The Machine Learning & AI module comprises 8 classes, each 40 minutes in length; and contains lesson plans, presentations, voiceover videos, activities, worksheets and solutions. Advanced supplementary Python code is provided alongside instructions if desired; and any mathematical concepts covered are previously taught to students at lower secondary level. The module is structured as follows: (1) Introduction to Artificial Intelligence, (2) Machine Learning & Data, (3) Data Analysis & Pre-processing, (4) Machine Learning Models 1 -Linear & Logistic Regression, (5) Machine Learning Models 2 – Decision Trees & K-Nearest Neighbor, (6) Neural Networks & Deep Learning, (7) Evaluation & Vision, and (8) Test Your Knowledge. The module requires minimal setup and has no specific software requirements. It aims to demystify some Machine Learning & AI concepts, reduce misconceptions, and provide a clearer pathway for students who wish to pursue computer science at second and/or third level. In addition, it aims to support ’early school leaver’ programs, as well as all students who do not have access to formal computer science education. The module provides a taster for students interested in taking Computer Science for the Leaving Certificate while also giving useful and practical knowledge of how Machine learning & AI are used in the tools and apps that students interact with every day. The module was recently featured in the Irish Independent alongside staff and students of St Conleth’s Community College, Newbridge (The article is available at this link).

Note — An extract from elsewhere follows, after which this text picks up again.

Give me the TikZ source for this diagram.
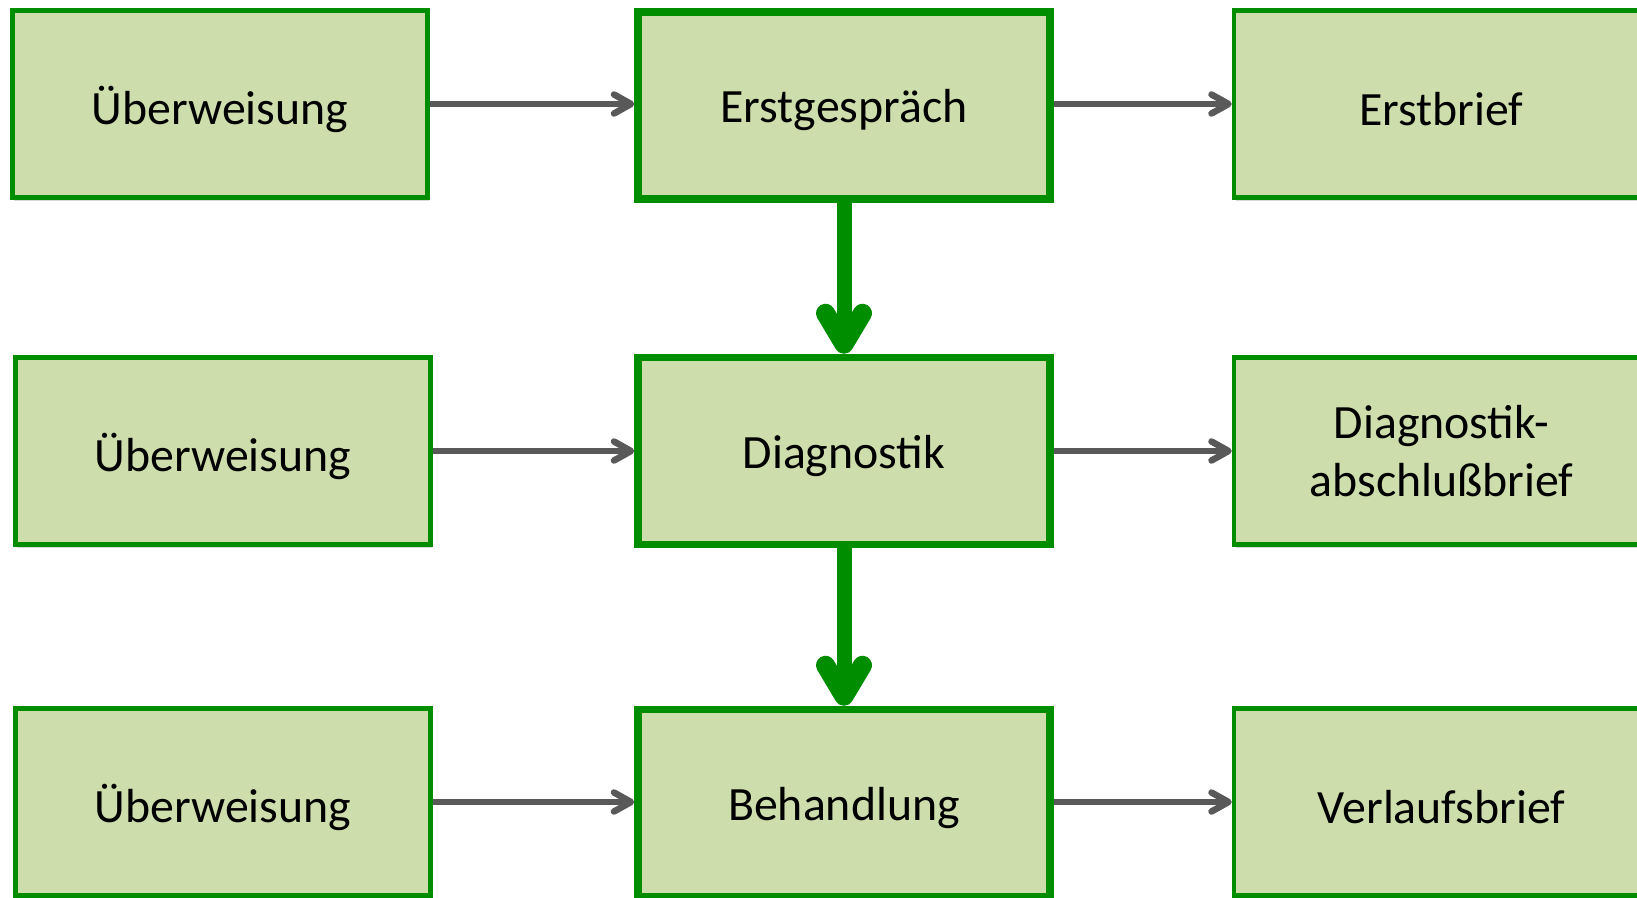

Joyce will continue her research in the area of Machine Learning & AI in Education, investigating the potential industry possibilities that related technologies are generating; and the subsequent ethical impacts that they have upon society. Current and future pre-University students are growing up in a world where these technologies are commonplace, and it is important that they not only understand how they work but are equipped to make informed judgements about how they will use them. Hence, she will work to expose a wider and more diverse audience to tools relating to areas such as analytics, speech recognition, and natural language processing. This will be accomplished by developing content and creating opportunities for teachers and students to understand these tools and become involved in their design and application.